Transport Canada has said it will be trying to mitigate the impact anchored vessels have on the local communities.

As Straw said, “how seriously will they take them?

“If you want to park a 300m factory in front of my house, I don’t care how much mitigation you use, the solution is to get it out of there.

“What we have now is to ask them to do certain things, but there are no regulations [requiring them to do anything].

“We have situations coming from communities where an anchorage exists, someone calls the complaint line and gets told there is no ship there, when they can stand there and see the ship.”

The review does have a public component – available at letstalktransportation.ca/OPP – and as Straw said, everyone is welcome and encouraged to use that process.

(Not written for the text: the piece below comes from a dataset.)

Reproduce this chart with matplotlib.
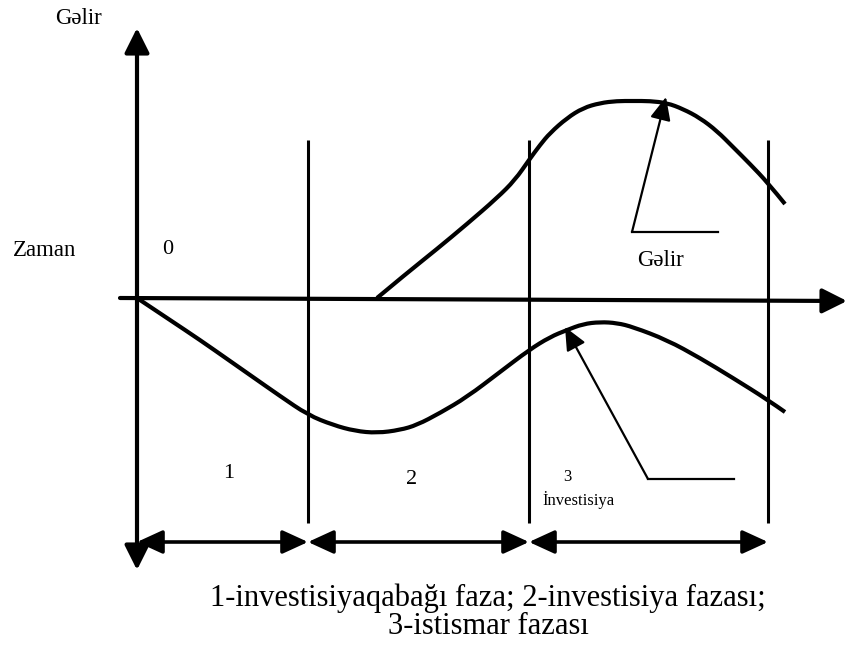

“But we will also use public pressure and other avenues that open up to us.

“We feel they are listening, and we want to take advantage of the situation that we can.

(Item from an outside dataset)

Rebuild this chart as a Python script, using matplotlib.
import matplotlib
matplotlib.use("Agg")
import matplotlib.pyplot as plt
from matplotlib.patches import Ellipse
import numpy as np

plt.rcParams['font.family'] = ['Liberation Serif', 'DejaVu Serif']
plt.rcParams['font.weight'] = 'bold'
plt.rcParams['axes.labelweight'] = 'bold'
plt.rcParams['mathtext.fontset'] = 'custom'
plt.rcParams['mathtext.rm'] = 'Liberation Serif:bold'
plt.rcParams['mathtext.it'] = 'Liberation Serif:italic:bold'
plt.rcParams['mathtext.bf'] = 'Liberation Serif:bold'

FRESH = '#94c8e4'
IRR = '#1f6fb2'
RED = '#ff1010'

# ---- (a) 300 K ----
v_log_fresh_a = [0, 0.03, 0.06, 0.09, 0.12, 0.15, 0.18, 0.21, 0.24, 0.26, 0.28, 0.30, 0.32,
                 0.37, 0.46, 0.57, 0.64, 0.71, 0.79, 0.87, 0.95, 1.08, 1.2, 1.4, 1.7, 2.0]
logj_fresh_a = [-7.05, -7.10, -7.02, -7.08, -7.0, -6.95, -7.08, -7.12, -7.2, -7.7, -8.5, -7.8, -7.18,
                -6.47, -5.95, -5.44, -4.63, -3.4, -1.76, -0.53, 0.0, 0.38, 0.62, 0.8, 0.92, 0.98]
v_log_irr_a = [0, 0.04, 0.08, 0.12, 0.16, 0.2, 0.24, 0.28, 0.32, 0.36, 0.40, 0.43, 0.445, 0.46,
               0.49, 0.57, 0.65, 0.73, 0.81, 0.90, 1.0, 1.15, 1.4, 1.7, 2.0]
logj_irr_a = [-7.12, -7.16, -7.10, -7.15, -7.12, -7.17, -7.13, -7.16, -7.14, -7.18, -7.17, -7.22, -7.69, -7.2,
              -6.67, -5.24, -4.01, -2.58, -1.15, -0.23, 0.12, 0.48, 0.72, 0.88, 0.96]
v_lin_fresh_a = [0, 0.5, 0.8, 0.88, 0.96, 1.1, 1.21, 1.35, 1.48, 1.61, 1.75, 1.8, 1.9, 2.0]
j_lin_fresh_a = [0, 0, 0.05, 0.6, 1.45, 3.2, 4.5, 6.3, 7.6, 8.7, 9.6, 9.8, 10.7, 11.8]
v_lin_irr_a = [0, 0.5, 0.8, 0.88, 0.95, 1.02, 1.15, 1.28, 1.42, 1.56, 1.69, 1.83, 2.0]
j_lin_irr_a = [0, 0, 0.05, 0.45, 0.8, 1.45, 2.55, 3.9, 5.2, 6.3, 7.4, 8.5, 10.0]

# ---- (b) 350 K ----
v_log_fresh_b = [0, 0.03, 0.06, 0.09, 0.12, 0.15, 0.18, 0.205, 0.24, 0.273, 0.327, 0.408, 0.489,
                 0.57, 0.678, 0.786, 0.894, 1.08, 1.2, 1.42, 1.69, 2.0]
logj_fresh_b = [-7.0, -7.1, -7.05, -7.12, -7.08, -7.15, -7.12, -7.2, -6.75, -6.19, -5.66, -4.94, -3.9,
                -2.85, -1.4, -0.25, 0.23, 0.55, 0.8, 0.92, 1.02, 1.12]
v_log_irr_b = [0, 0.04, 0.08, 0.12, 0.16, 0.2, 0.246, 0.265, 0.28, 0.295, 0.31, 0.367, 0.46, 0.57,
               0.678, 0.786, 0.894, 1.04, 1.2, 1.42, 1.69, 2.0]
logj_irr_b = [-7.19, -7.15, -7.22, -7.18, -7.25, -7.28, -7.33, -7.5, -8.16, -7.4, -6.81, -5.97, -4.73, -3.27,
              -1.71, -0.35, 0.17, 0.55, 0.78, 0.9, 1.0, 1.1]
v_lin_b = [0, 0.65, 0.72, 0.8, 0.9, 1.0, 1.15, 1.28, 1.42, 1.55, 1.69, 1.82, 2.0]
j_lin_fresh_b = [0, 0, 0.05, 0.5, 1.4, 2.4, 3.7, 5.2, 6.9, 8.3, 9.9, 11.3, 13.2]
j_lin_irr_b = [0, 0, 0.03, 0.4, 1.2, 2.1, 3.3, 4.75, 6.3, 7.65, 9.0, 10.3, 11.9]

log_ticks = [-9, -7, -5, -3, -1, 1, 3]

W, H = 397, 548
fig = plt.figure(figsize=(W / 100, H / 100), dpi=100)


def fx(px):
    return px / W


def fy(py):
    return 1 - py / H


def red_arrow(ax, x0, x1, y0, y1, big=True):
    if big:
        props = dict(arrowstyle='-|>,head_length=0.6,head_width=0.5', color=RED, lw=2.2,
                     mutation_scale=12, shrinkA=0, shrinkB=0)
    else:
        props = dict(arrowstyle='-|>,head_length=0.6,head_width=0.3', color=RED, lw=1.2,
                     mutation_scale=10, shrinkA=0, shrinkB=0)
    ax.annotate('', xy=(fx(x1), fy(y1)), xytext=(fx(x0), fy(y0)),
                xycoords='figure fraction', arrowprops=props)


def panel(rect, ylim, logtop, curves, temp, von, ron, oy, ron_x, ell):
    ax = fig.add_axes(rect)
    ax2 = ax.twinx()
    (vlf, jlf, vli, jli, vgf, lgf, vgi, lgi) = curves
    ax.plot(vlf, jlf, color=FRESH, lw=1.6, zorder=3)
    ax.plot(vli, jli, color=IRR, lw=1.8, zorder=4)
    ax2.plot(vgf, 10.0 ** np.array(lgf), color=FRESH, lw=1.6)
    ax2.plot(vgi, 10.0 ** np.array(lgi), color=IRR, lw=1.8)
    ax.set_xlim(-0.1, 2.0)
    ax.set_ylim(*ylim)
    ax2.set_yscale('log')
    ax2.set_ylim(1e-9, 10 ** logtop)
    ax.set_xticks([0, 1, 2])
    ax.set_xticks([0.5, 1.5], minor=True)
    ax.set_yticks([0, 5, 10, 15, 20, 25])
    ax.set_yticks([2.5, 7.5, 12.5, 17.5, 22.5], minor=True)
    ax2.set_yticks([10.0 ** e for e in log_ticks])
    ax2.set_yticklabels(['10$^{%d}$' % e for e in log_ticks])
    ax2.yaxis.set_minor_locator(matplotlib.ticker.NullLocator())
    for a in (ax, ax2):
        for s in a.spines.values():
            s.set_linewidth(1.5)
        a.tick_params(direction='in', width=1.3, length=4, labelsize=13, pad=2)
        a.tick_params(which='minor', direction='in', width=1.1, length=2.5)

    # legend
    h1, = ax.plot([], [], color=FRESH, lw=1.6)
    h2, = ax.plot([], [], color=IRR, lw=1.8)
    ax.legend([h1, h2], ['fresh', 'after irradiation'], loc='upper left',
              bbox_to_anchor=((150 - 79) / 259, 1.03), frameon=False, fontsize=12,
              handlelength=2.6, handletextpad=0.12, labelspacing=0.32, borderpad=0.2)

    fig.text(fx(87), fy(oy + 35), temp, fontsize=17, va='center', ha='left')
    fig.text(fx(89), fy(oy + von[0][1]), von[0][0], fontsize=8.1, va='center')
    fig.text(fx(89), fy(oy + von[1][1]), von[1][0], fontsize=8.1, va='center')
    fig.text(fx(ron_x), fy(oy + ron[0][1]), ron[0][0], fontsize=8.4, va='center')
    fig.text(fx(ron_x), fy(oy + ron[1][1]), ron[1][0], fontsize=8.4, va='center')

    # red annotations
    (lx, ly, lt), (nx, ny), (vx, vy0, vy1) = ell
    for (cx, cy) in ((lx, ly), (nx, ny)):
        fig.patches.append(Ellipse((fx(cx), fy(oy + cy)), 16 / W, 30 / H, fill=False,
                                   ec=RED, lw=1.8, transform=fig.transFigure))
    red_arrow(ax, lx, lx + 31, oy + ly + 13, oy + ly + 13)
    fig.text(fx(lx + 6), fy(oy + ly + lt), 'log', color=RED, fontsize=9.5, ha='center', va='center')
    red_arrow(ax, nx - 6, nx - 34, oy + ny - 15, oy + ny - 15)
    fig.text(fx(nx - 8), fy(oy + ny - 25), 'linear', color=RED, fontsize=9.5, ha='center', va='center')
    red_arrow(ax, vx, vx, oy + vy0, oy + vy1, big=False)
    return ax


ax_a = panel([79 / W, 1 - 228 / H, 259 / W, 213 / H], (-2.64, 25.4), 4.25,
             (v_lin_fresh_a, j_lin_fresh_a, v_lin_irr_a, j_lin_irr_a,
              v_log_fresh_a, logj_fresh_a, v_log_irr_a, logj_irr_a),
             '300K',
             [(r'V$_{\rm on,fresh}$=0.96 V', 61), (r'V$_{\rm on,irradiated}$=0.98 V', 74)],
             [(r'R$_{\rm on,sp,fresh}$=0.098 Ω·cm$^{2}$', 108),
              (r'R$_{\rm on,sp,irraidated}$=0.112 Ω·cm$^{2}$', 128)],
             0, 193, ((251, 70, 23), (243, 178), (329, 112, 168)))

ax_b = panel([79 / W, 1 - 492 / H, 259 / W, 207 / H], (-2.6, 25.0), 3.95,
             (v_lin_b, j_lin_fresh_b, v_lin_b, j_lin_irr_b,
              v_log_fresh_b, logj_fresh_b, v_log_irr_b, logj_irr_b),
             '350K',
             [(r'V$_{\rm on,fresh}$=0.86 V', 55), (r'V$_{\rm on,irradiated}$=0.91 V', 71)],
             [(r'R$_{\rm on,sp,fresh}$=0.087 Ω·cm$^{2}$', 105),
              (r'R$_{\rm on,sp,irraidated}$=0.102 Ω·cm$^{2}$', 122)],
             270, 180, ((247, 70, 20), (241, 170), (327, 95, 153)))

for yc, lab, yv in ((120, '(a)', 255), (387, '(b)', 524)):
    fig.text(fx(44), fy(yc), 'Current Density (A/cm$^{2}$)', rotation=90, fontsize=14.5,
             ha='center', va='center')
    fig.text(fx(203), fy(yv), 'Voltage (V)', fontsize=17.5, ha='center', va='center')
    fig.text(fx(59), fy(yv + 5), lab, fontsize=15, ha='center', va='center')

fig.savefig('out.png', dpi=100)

“What I’ve asked is the Minister take the Gabriola application off the table. Kill it. It doesn’t mater why, it it illegitimate to have these two processes [the overall review and the Gabriola anchorage application] going at the same time.”

Themes of where the anchorage issue is going to be tackled:

The current system is inefficient – neither business nor local communities win when ships sit still for 30 days at a time.

The environment – whales – noise, collision, decline of chinook salmon, decline of overall habitat.

Coal – part of the push for the anchorages came from ships which want to carry Wyoming coal from North America over to Asia. The ports in the United States have banned the shipment of such coal, so the companies are now routing through Canadian ports.

As Straw said, “this contradicts our own CO2 policy, there is nothing in it for Canada.

“We go all over the world preaching about climate change, and we’re allowing this to go on. We need to hammer them.

Gulf Islands – a place for eco tourism, a protected place, not for heavy industry.

“If you flew from Gabriola to Pender, you would see ships parked everywhere. No one thinks of these as the place where the Port of VAncouver parks ships.”

Respect for First Nations – there is a lack of respect from TC in working with local First Nations. As MP Malcolmson pointed out, a good portion of the beach along where the Gabriola anchorages are proposed is part of the Kensington Treaty Lands, which are going to be First Nations.

“I know a lot of you in the room have a personal passion for Canada to learn things at a community level – if the PM is going to walk his talk, he would kill this application as part of his nation to nation building”

Port of Vancouver – Straw said the Vancouver port is doing a lot of PR right now about how responsible they are regarding whales.

“They are ignoring their footprint outside of the port. If you want to make speeches about the triple bottom line – then prove it. Clean up this situation in the Gulf Islands.”